Updated

The absurd and exaggerated outrage by Democrats and some in the media over President Trump’s selection of former U.N. Ambassador John Bolton to become his next national security adviser has reached ridiculous proportions. This prompted Defense Secretary Jim Mattis to engage in a bit of wry humor Thursday on meeting Bolton.

“It’s good to finally meet you,” Mattis joked when Bolton arrived to see him at the Pentagon. “I heard that you’re actually the devil incarnate and I wanted to meet you.”

Mattis was clearly kidding. Unfortunately, former President Jimmy Carter wasn’t when he launched a hyperbolic attack on Bolton earlier this week.

In an interview with “CBS This Morning,” President Carter said: “I think his (President Trump’s) last choice for national security adviser was very ill-advised. I think John Bolton has been the worst mistake he's made."

Well, at least President Carter is consistent. He’s been consistently wrong time and time again over the decades, and he seems determined to keep his record of misjudgments intact.

I don’t know if President Carter has ever met John Bolton or how much he knows about the former ambassador. I’ve known John Bolton for 17 years. We served together at the State Department from 2001 until 2005, and then at the United Nations when he was the U.S. ambassador and I was the U.N.’s undersecretary general for management.

Throughout our time working together, I saw a man of terrific courage, uncommon integrity, indefatigable intensity, and singleness of mind to advance an agenda of good government and the safety of our citizens.
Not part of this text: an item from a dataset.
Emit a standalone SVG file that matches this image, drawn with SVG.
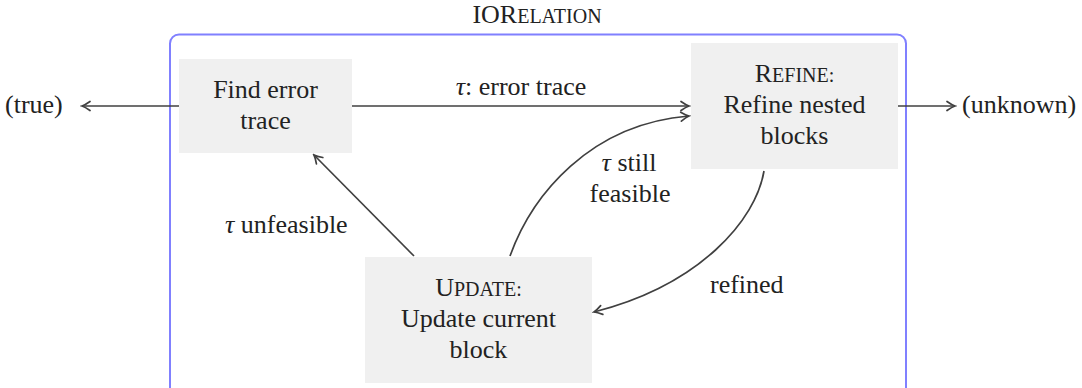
<svg xmlns="http://www.w3.org/2000/svg" width="1082" height="388" viewBox="0 0 1082 388">
<style>
text{font-size:26px;fill:#222;}
.c{text-anchor:middle;}
.sc{font-size:20px;}
.box{fill:#f0f0f0;}
.edge{fill:none;stroke:#404040;stroke-width:1.7;marker-end:url(#arr);}
.it{font-style:italic;}
</style>
<defs>
<marker id="arr" viewBox="-10 -6 12 12" markerWidth="12" markerHeight="12" refX="0" refY="0" orient="auto" markerUnits="userSpaceOnUse">
<path d="M-8,-4.5 Q-3,-1 0,0 Q-3,1 -8,4.5" fill="none" stroke="#404040" stroke-width="1.7" stroke-linecap="round"/>
</marker>
</defs>
<g font-family="Liberation Serif, DejaVu Serif, serif">
<rect id="container" x="170" y="34.5" width="736" height="420" rx="9" fill="none" stroke="#8080ff" stroke-width="2"/>
<text class="c" x="537" y="23">IOR<tspan class="sc">ELATION</tspan></text>
<g id="find">
<rect class="box" x="179" y="59" width="173" height="94"/>
<text class="c" x="265.5" y="98">Find error</text>
<text class="c" x="265.5" y="129">trace</text>
</g>
<g id="refine">
<rect class="box" x="691" y="43" width="207" height="126"/>
<text class="c" x="794.5" y="82">R<tspan class="sc">EFINE:</tspan></text>
<text class="c" x="794.5" y="113">Refine nested</text>
<text class="c" x="794.5" y="144">blocks</text>
</g>
<g id="update">
<rect class="box" x="365" y="257" width="227" height="126"/>
<text class="c" x="478.5" y="296">U<tspan class="sc">PDATE:</tspan></text>
<text class="c" x="478.5" y="327">Update current</text>
<text class="c" x="478.5" y="358">block</text>
</g>
<g id="true">
<text x="5" y="113">(true)</text>
</g>
<g id="unknown">
<text x="962" y="113">(unknown)</text>
</g>
<g id="connectors">
<path class="edge" d="M179,106 L82,106"/>
<path class="edge" d="M898,106 L955,106"/>
<path class="edge" d="M352,106 L689,106"/>
<path class="edge" d="M414,256 L314,155"/>
<path class="edge" d="M510,256 C532,195 590,124 689,116"/>
<path class="edge" d="M764,171 C756,220 700,285 594,312"/>
<text class="c" x="521" y="95"><tspan class="it">τ</tspan>: error trace</text>
<text x="225" y="233"><tspan class="it">τ</tspan> unfeasible</text>
<text class="c" x="629" y="171"><tspan class="it">τ</tspan> still</text>
<text class="c" x="630" y="202">feasible</text>
<text x="710" y="293">refined</text>
</g>
</g>
</svg>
To those like President Carter who decry his appointment, I would say: We need more John Boltons, not fewer.

At the U.N., with Bolton on the outside of the Secretariat and me on the inside, we tag-teamed to cajole, urge, advocate for, push, and pass some of the most sweeping reforms in a generation.

Together, we worked to bring accountability, governance and ethics training to the U.N. We succeeded in getting the U.N. to create an ethics office, write and implement whistleblower protection and new rules against sexual harassment.

In addition, we led the effort that got the U.N. to implement new audit standards and a new audit and accounting system. And our work resulted in the U.N. adopting the transparency that we have come to take for granted in democracies.

Previously, as undersecretary of state for arms control and international security, Bolton personally led the effort to draft and implement the Proliferation Security Initiative (PSI), a critical component of making sure terrorists could not slip missiles or weapons of mass destruction into our country or any other country.

Born from the U.S.’s inability in 2002 to stop North Korea from shipping Scud missiles to Yemen, Bolton led the effort to rally key European allies and adopt the PSI so that never again would we be unable to stop and search commercial vessels suspected of being fronts for rogue nations.

The key to his success was Bolton’s idea to do this not by a multilateral treaty taking years to adopt, but by negotiating agreements with the nations that flag most of the commercial vessels that ply the oceans.

You can thank John Bolton for keeping our ports, and those of our allies, safe as a result – and at least slowing down the destabilizing efforts of the North Korean regime.

Perhaps one of the most laughable sore points of the left came when Bolton said almost 25 years ago: “The (U.N.) Secretariat building in New York has 38 stories. If it lost ten stories, it wouldn’t make a bit of difference.” 

At that time, the U.N. was caught in a time-warp of 1950 – ineffective and inefficient, and at times tragically feckless. Does anyone on the left need any more evidence than the slaughter – two months after Bolton made that remark – of over 800,000 men, women and children in the minority Tutsi community in Rwanda? There is not a worse moment in the history of the U.N. than 1994.

Contrary to the hyperbole coming out of the left and media commentators, Bolton is not a hawk determined to push the U.S. into war. But he certainly understands that peace was never achieved and maintained through weakness.

For example, after 32 years of meeting and talking on and on, Democratic and Republican U.S. administrations have made zero progress in their quest to stop North Korea from developing nuclear weapons and long-range missiles.

But now President Trump has a chance to actually get something done with his policy of firmness and strength. Bolton has the opportunity to play a major role supporting the president.

Bolton correctly understands that only through concerted pressure – not only economic and diplomatic, but also military – will North Korea be stopped. And he knows the goal is to never to have to use military power.

If anyone can achieve the goal of the nuclear disarmament of North Korea (and it may well be out of reach after all these years) the team of President Trump and John Bolton can. Bolton will be the most experienced national security adviser in decades – from his service to our country at the U.S. Agency for International Development, at the Department of Justice, at the State Department and at the United Nations.

If the left wants to blame Bolton for something, blame him for being too intensely dedicated to keeping America safe and strong. Blame him for always putting the American people first. Blame him for being a great American patriot.

As a Marine combat veteran of the First Gulf War, I say with total confidence that there is no better friend to have in your foxhole than John Bolton, and no fiercer foe if you are the enemy. President Trump has made a wise choice to be his national security adviser.